**Given task**
Return the lines that follow, exactly as they appear, from the first through the one containing "- Gestionar findings</text>"; no pictures are to be included.
....
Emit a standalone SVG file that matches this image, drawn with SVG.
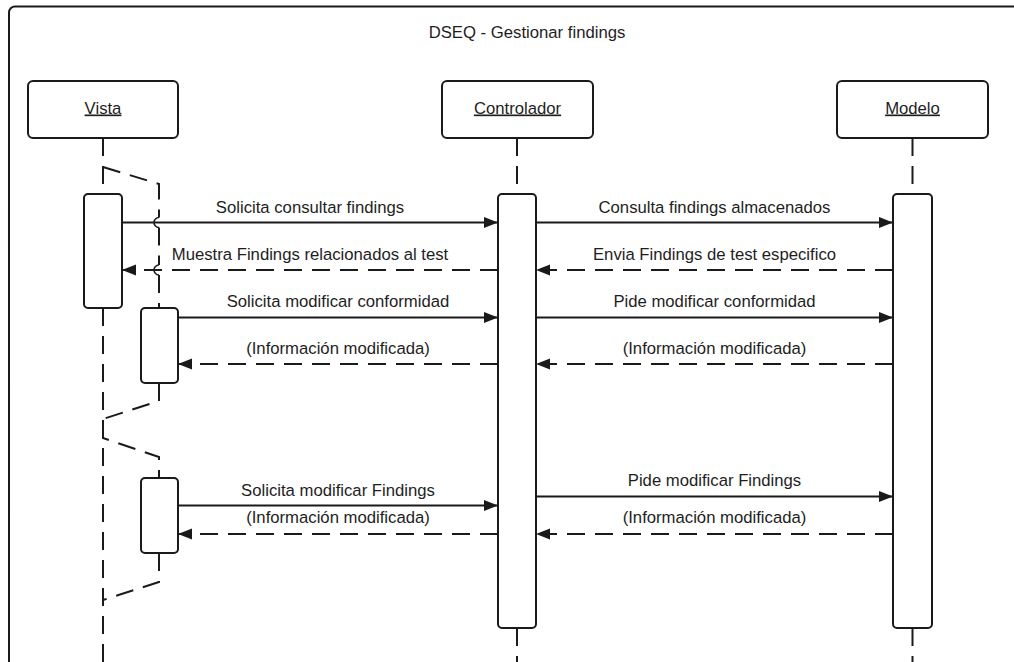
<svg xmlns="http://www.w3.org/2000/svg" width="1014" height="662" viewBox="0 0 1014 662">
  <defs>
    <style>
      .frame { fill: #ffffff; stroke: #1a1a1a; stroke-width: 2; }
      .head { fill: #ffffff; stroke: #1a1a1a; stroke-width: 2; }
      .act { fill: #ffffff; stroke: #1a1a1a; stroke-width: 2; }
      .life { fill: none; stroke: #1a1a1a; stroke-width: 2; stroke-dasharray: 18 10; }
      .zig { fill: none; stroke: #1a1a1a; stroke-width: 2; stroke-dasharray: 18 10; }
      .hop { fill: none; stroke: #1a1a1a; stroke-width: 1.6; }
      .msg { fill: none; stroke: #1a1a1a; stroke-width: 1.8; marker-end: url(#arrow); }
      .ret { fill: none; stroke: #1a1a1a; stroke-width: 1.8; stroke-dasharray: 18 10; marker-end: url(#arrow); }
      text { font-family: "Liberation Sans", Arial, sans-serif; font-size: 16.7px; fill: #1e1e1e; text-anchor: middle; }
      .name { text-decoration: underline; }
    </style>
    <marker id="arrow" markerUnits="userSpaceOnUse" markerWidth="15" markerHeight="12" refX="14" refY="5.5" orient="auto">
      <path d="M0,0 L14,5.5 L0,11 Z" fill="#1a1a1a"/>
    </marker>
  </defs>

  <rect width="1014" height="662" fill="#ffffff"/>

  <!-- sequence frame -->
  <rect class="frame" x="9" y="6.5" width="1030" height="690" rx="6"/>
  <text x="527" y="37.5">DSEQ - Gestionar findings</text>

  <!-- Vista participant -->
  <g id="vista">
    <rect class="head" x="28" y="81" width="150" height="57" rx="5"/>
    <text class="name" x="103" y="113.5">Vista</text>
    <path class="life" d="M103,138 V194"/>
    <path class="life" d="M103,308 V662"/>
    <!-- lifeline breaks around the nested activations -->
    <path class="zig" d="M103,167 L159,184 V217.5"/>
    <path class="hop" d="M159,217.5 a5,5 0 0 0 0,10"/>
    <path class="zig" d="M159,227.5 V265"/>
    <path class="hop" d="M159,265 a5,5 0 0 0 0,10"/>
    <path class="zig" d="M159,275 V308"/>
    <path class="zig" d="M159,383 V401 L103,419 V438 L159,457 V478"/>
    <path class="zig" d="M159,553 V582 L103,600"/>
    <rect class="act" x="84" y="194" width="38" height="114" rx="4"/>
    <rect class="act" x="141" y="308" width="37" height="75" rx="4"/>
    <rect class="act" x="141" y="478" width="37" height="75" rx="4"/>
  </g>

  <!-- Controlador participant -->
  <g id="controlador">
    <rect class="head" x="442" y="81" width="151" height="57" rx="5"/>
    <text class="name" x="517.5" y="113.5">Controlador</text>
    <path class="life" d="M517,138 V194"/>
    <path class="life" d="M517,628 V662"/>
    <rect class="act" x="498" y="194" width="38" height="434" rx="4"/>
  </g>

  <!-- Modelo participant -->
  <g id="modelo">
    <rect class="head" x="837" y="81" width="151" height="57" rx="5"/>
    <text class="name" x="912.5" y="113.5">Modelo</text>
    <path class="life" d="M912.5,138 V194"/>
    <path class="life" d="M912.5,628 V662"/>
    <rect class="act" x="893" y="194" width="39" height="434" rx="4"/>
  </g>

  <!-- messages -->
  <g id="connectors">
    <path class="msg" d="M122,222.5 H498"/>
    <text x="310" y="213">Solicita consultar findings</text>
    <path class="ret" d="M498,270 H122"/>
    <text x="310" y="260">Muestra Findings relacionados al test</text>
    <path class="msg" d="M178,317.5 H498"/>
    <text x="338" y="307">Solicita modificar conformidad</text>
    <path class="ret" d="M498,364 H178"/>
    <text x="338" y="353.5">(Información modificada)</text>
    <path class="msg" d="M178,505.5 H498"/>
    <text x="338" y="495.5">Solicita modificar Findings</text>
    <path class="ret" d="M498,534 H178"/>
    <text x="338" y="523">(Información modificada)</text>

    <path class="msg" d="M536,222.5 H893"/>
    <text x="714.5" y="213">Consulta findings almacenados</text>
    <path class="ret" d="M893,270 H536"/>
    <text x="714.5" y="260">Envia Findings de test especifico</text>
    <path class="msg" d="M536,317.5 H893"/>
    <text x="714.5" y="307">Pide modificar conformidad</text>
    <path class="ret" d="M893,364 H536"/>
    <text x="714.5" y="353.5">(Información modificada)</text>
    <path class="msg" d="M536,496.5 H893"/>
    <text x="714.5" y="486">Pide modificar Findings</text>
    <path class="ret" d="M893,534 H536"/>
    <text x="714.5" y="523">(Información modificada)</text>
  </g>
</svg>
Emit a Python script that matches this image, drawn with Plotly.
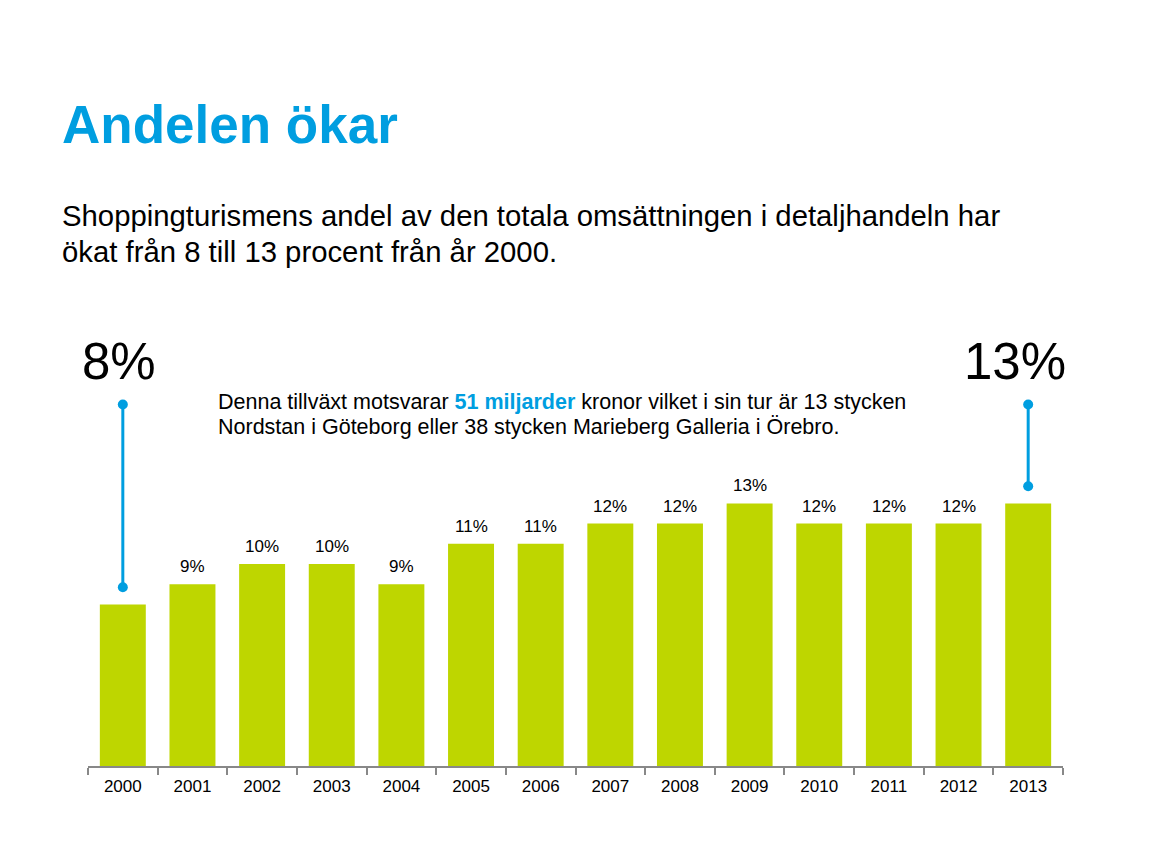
....
**Answer**
Emit a standalone SVG file that matches this image, drawn with SVG.
<svg xmlns="http://www.w3.org/2000/svg" width="1014" height="662" viewBox="0 0 1014 662">
  <defs>
    <style>
      .frame { fill: #ffffff; stroke: #1a1a1a; stroke-width: 2; }
      .head { fill: #ffffff; stroke: #1a1a1a; stroke-width: 2; }
      .act { fill: #ffffff; stroke: #1a1a1a; stroke-width: 2; }
      .life { fill: none; stroke: #1a1a1a; stroke-width: 2; stroke-dasharray: 18 10; }
      .zig { fill: none; stroke: #1a1a1a; stroke-width: 2; stroke-dasharray: 18 10; }
      .hop { fill: none; stroke: #1a1a1a; stroke-width: 1.6; }
      .msg { fill: none; stroke: #1a1a1a; stroke-width: 1.8; marker-end: url(#arrow); }
      .ret { fill: none; stroke: #1a1a1a; stroke-width: 1.8; stroke-dasharray: 18 10; marker-end: url(#arrow); }
      text { font-family: "Liberation Sans", Arial, sans-serif; font-size: 16.7px; fill: #1e1e1e; text-anchor: middle; }
      .name { text-decoration: underline; }
    </style>
    <marker id="arrow" markerUnits="userSpaceOnUse" markerWidth="15" markerHeight="12" refX="14" refY="5.5" orient="auto">
      <path d="M0,0 L14,5.5 L0,11 Z" fill="#1a1a1a"/>
    </marker>
  </defs>

  <rect width="1014" height="662" fill="#ffffff"/>

  <!-- sequence frame -->
  <rect class="frame" x="9" y="6.5" width="1030" height="690" rx="6"/>
  <text x="527" y="37.5">DSEQ - Gestionar findings</text>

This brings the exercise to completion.